Plan on on, say, 5 ship squadrons with 20 officers and 30 chiefs and 100 sailors who are not primary maintenance workers but gunners and system operators. Design excellent crew protection - leave habitability issues for the "mother ships." Have a couple of different size mother ships and be flexible depending on the threat level.

Treat these small boys like surface bound fighter aircraft - don't expect them to go off by themselves for 6 months - deploy them like an aircraft carrier and her embarked squadrons.

Co-opt a SH-60S squadron (or a big detachment) and work on inshore hunter-killer concepts and tactics. Hell, see if you can steal an AC-130 gunship (or develop something like it) and work on getting it "mothership" launch and recovery capable.


The goal is to control the sea, not surrendering pieces of it to our enemies because it's "too hard" to do it right.

UPDATE: Support for my thought?
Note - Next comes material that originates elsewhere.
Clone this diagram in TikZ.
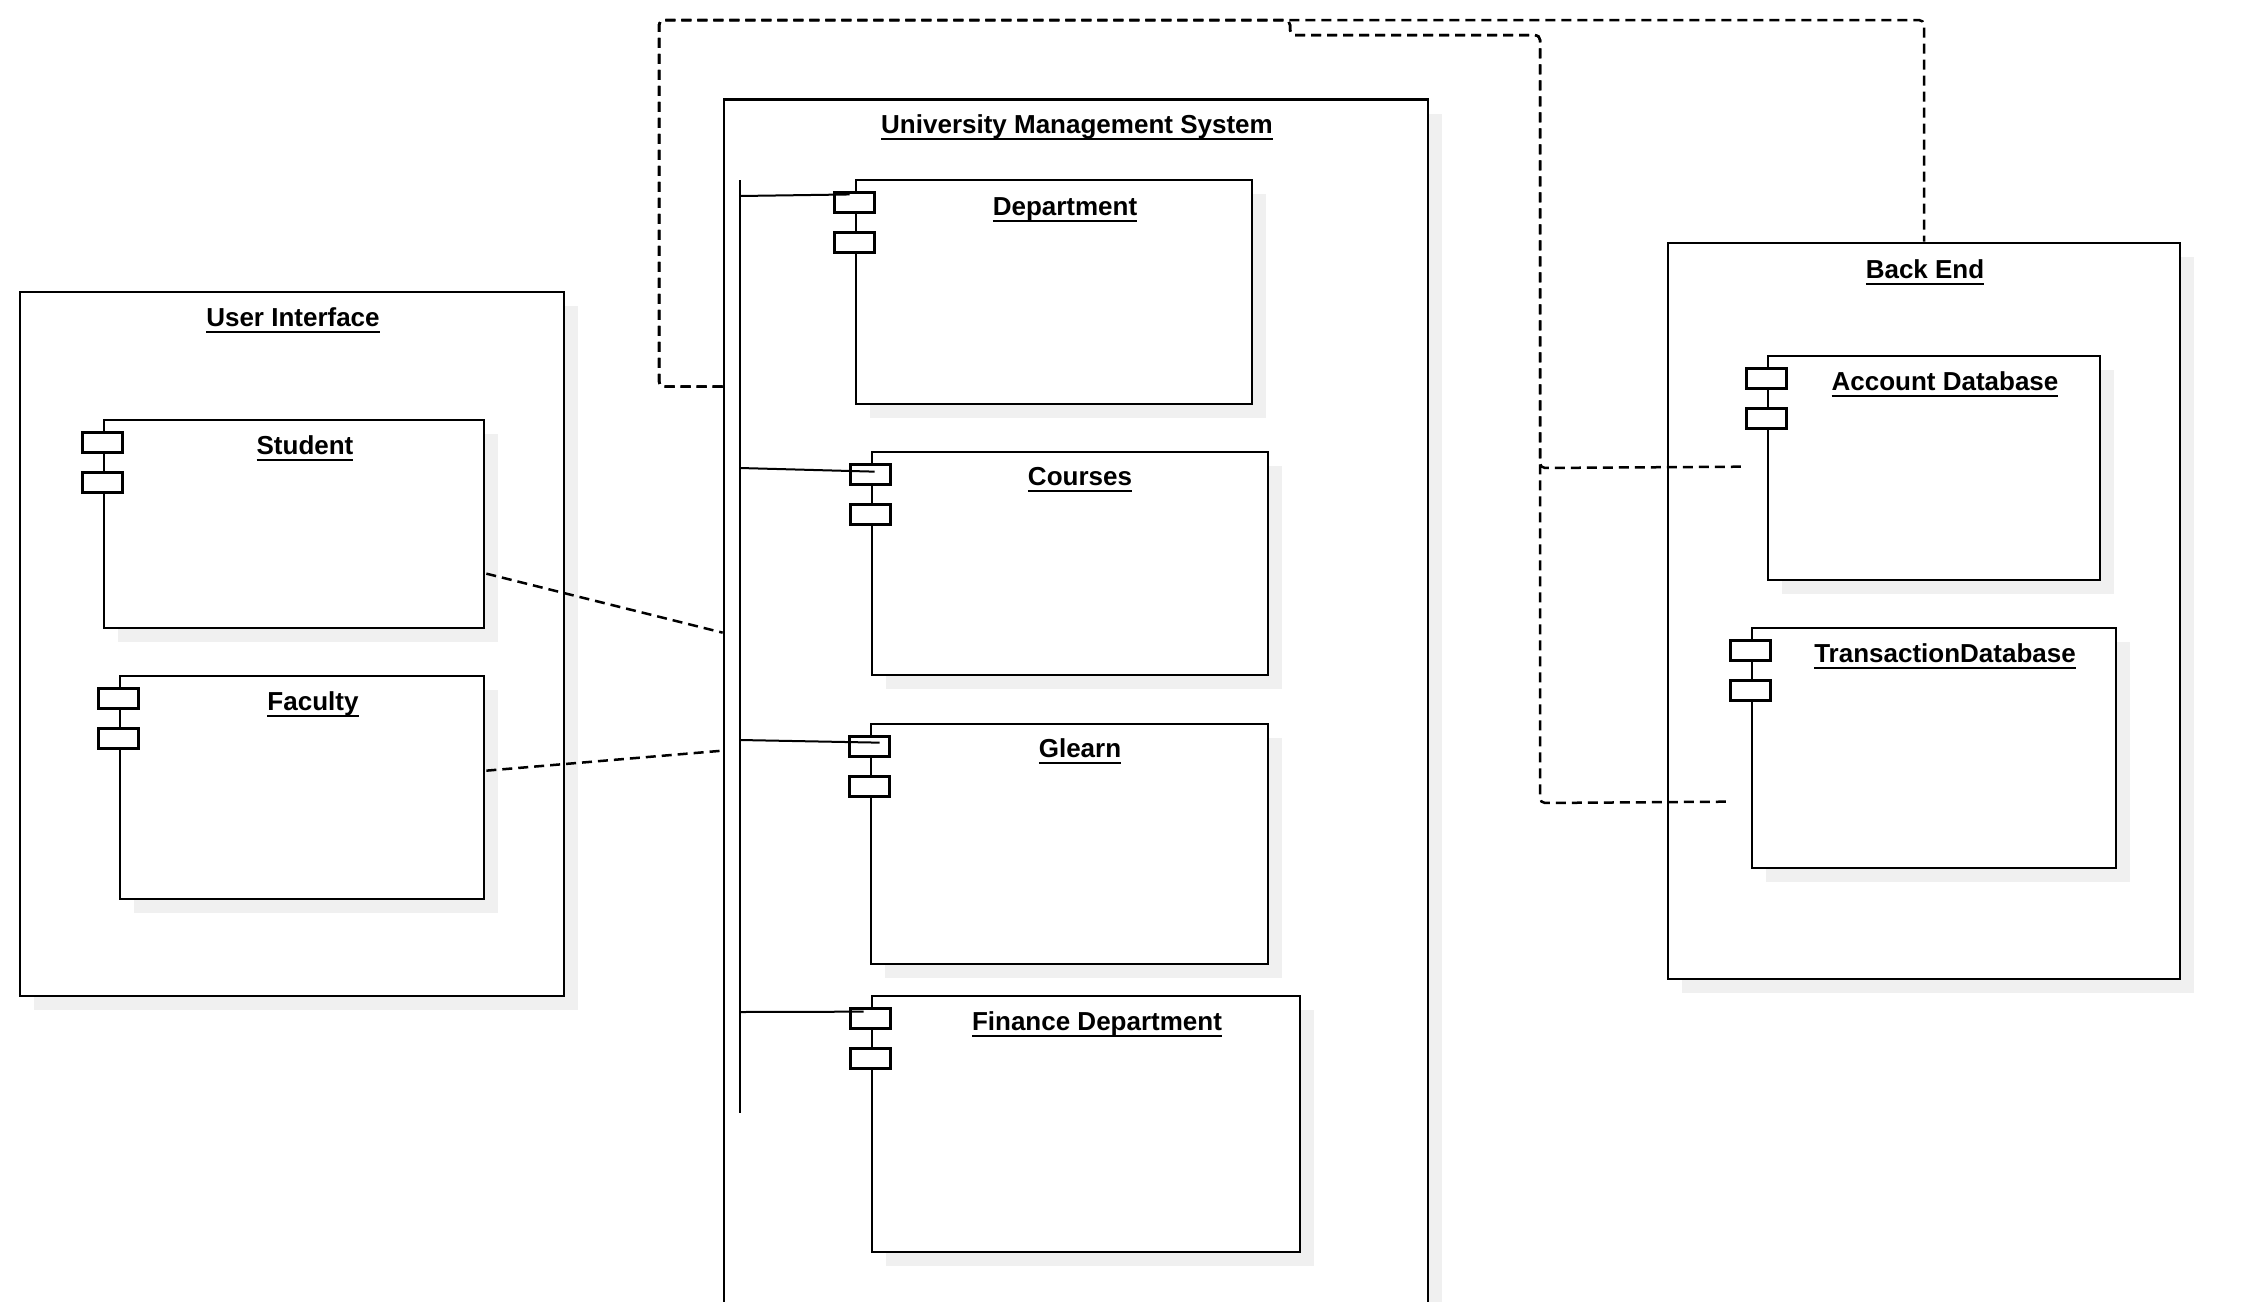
\documentclass[tikz,border=0pt]{standalone}
\usepackage{fontspec}
\setmainfont{Liberation Sans}
\usetikzlibrary{fit,calc,shadows}
\definecolor{shadowgray}{RGB}{240,240,240}
\newsavebox\ulsave
\newcommand\ultext[1]{\sbox\ulsave{#1}\rlap{\rule[-3.4pt]{\wd\ulsave}{1.1pt}}\usebox\ulsave}
\begin{document}
\begin{tikzpicture}[x=0.5pt,y=-0.5pt,
  box/.style={draw, line width=1.35pt, fill=white, inner sep=0pt,
    drop shadow={shadow xshift=7pt, shadow yshift=-7pt, fill=shadowgray, opacity=1}},
  port/.style={draw, line width=1.2pt, fill=white, inner sep=0pt, minimum width=20pt, minimum height=10pt},
  title/.style={anchor=base, inner sep=0pt, font=\fontsize{13}{15}\selectfont\bfseries},
  bus/.style={line width=1pt},
  conn/.style={line width=1pt},
  dep/.style={line width=1.25pt, dash pattern=on 5pt off 3pt, rounded corners=2.5pt}]
\useasboundingbox (0,0) rectangle (2262,1301);
\clip (0,0) rectangle (2262,1301);
\fill[white] (0,0) rectangle (2262,1301);

% containers
\node[box, fit={(724,99.5) (1428,1330)}] (ums) {};
\node[box, fit={(20,292) (564,996)}] (ui) {};
\node[box, fit={(1668,243) (2180,979)}] (be) {};
\node[title] (ums-t) at (1077,133) {\ultext{University Management System}};
\node[title] (ui-t) at (293,326) {\ultext{User Interface}};
\node[title] (be-t) at (1925,278) {\ultext{Back End}};

% components
\node[box, fit={(856,180) (1252,404)}] (dept) {};
\node[box, fit={(872,452) (1268,675)}] (courses) {};
\node[box, fit={(871,724) (1268,964)}] (glearn) {};
\node[box, fit={(872,996) (1300,1252)}] (fin) {};
\node[box, fit={(104,420) (484,628)}] (student) {};
\node[box, fit={(120,676) (484,899)}] (faculty) {};
\node[box, fit={(1768,356) (2100,580)}] (acc) {};
\node[box, fit={(1752,628) (2116,868)}] (trans) {};

% ports
\foreach \n in {dept,courses,glearn,fin,student,faculty,acc,trans}{
  \node[port] (\n-p1) at ($(\n.north west)+(0,24)$) {};
  \node[port] (\n-p2) at ($(\n.north west)+(0,64)$) {};
}

% titles
\node[title] (dept-t) at (1065,215) {\ultext{Department}};
\node[title] (courses-t) at (1080,485) {\ultext{Courses}};
\node[title] (glearn-t) at (1080,757) {\ultext{Glearn}};
\node[title] (fin-t) at (1097,1030) {\ultext{Finance Department}};
\node[title] (student-t) at (305,454) {\ultext{Student}};
\node[title] (faculty-t) at (313,710) {\ultext{Faculty}};
\node[title] (acc-t) at (1945,390) {\ultext{Account Database}};
\node[title] (trans-t) at (1945,662) {\ultext{TransactionDatabase}};

% bus inside the system
\coordinate (bustop) at (740,180);
\coordinate (busbot) at (740,1113);
\draw[bus] (bustop) -- (busbot);
\coordinate (b1) at (740,196);
\coordinate (b2) at (740,468);
\coordinate (b3) at (740,740);
\coordinate (b4) at (740,1012);
\draw[conn] (b1) -- ($(dept-p1.north)+(-5,3)$);
\draw[conn] (b2) -- ($(courses-p1.center)+(4,-3)$);
\draw[conn] (b3) -- ($(glearn-p1.center)+(10,-4)$);
\draw[conn] (b4) -- ($(fin-p1.center)+(-7,-7)$);

% dashed dependencies
\draw[dep] ($(student.north east)+(1,155)$) -- ($(ums.north west)+(0,534.5)$);
\draw[dep] ($(faculty.north east)+(1,96)$) -- ($(ums.north west)+(0,652.5)$);

\coordinate (ums-out) at ($(ums.north west)+(0,288.5)$);
\coordinate (acc-in) at ($(acc.north west)+(-20,112)$);
\coordinate (trans-in) at ($(trans.north west)+(-20,175)$);
\draw[dep] (ums-out) -| (659,20) -| (be.north);
\draw[dep] (ums-out) -| (659,20) -| (1290,35) -| (1540,468) -- (acc-in);
\draw[dep] (ums-out) -| (659,20) -| (1290,35) -| (1540,803) -- (trans-in);
\end{tikzpicture}
\end{document}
From SECNAV:
Building a more cost-effective Fleet through wiser investment will help us with the financial challenges we face, but it is only one part of the equation. The second part is figuring out what we need to buy, how to better choose the types of ships we need, and how many ships of each type we need to build. The key question for strategists and national security scholars to consider is, therefore, the following: How do we optimally match what we buy with the most likely threats we see in the future?
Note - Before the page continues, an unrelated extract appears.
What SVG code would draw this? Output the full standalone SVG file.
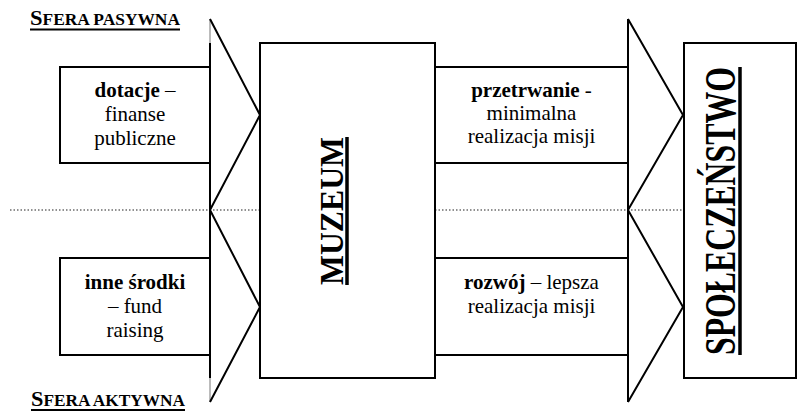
<svg xmlns="http://www.w3.org/2000/svg" width="798" height="412" viewBox="0 0 798 412">
<style>
.box{fill:none;stroke:#000;stroke-width:2}
.ln{fill:none;stroke:#000;stroke-width:2;stroke-linejoin:miter}
.thin{fill:none;stroke:#777;stroke-width:1}
.dot{fill:none;stroke:#222;stroke-width:1.2;stroke-dasharray:1.5 2}
.ul{stroke:#000;stroke-width:2}
.ulb{stroke:#000;stroke-width:3.5}
</style>
<rect width="798" height="412" fill="#fff"/>

<g id="connectors">
  <line class="dot" x1="10" y1="210" x2="260" y2="210"/>
  <line class="dot" x1="435" y1="210" x2="684" y2="210"/>
  <g id="arrow-in">
    <line class="thin" x1="210" y1="19" x2="210" y2="43"/>
    <line class="ln" x1="210" y1="43" x2="210" y2="378"/>
    <line class="thin" x1="210" y1="378" x2="210" y2="402"/>
    <polyline class="ln" points="210,19 260,115 210,210 260,307 210,402"/>
  </g>
  <g id="arrow-out">
    <line class="ln" x1="628" y1="19" x2="628" y2="402"/>
    <polyline class="ln" points="628,19 683,115 628,210 683,307 628,402"/>
  </g>
</g>

<g id="sfera-pasywna">
  <text font-family="Liberation Serif" font-weight="bold" x="30" y="25" textLength="150" lengthAdjust="spacingAndGlyphs"><tspan font-size="22">S</tspan><tspan font-size="17">FERA PASYWNA</tspan></text>
  <line class="ul" x1="30" y1="29.5" x2="180" y2="29.5"/>
</g>

<g id="dotacje">
  <polyline class="box" points="210,67 60,67 60,163 210,163"/>
  <text font-family="Liberation Serif" font-size="21" text-anchor="middle" x="135" y="97"><tspan font-weight="bold">dotacje</tspan> –</text>
  <text font-family="Liberation Serif" font-size="21" text-anchor="middle" x="135" y="121">finanse</text>
  <text font-family="Liberation Serif" font-size="21" text-anchor="middle" x="135" y="145">publiczne</text>
</g>

<g id="inne-srodki">
  <polyline class="box" points="210,258 60,258 60,355 210,355"/>
  <text font-family="Liberation Serif" font-size="21" text-anchor="middle" font-weight="bold" x="135" y="289">inne środki</text>
  <text font-family="Liberation Serif" font-size="21" text-anchor="middle" x="135" y="313">– fund</text>
  <text font-family="Liberation Serif" font-size="21" text-anchor="middle" x="135" y="337">raising</text>
</g>

<g id="muzeum">
  <rect class="box" x="260" y="43" width="175" height="335"/>
  <text font-family="Liberation Serif" font-weight="bold" font-size="34" text-anchor="middle" transform="translate(343,211) rotate(-90)" x="0" y="0" textLength="148" lengthAdjust="spacingAndGlyphs">MUZEUM</text>
  <line class="ulb" x1="347" y1="137" x2="347" y2="285"/>
</g>

<g id="przetrwanie">
  <line class="box" x1="435" y1="67" x2="628" y2="67"/>
  <line class="box" x1="435" y1="163" x2="628" y2="163"/>
  <text font-family="Liberation Serif" font-size="21" text-anchor="middle" x="531.5" y="97"><tspan font-weight="bold">przetrwanie</tspan> -</text>
  <text font-family="Liberation Serif" font-size="21" text-anchor="middle" x="531.5" y="120">minimalna</text>
  <text font-family="Liberation Serif" font-size="21" text-anchor="middle" x="531.5" y="143">realizacja misji</text>
</g>

<g id="rozwoj">
  <line class="box" x1="435" y1="258" x2="628" y2="258"/>
  <line class="box" x1="435" y1="355" x2="628" y2="355"/>
  <text font-family="Liberation Serif" font-size="21" text-anchor="middle" x="531.5" y="289"><tspan font-weight="bold">rozwój</tspan> – lepsza</text>
  <text font-family="Liberation Serif" font-size="21" text-anchor="middle" x="531.5" y="313">realizacja misji</text>
</g>

<g id="spoleczenstwo">
  <rect class="box" x="684" y="43" width="112" height="335"/>
  <text font-family="Liberation Serif" font-weight="bold" font-size="44" text-anchor="middle" transform="translate(735,211) rotate(-90)" x="0" y="0" textLength="288" lengthAdjust="spacingAndGlyphs">SPOŁECZEŃSTWO</text>
  <line class="ulb" x1="740" y1="67" x2="740" y2="355"/>
</g>

<g id="sfera-aktywna">
  <text font-family="Liberation Serif" font-weight="bold" x="31" y="406" textLength="154" lengthAdjust="spacingAndGlyphs"><tspan font-size="22">S</tspan><tspan font-size="17">FERA AKTYWNA</tspan></text>
  <line class="ul" x1="31" y1="410" x2="185" y2="410"/>
</g>
</svg>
Answering this question requires an assessment of the risks we are likely to face, and an assessment by military and political leadership as to what levels of risk are acceptable. The right portfolio of ships will reflect these assessments. The Navy must constantly calculate and mitigate risk due to competing demands and resource constraints. Many important questions arise from this discussion of risks, to include: Are we prepared for all of the unknowns? Are we well-prepared for potential small-scale engagements that we might face? Is it wise or prudent to adopt a strategy of taking more risk in large conflicts that are of low probability?
UPDATE: The "mothership" (tender) of the PGs from the past in a post at The Bow Ramp. There is little new under the sun...

UPDATE: A little PG history.My understanding is that these were rough riding ships that wore out their crews in heavy weather.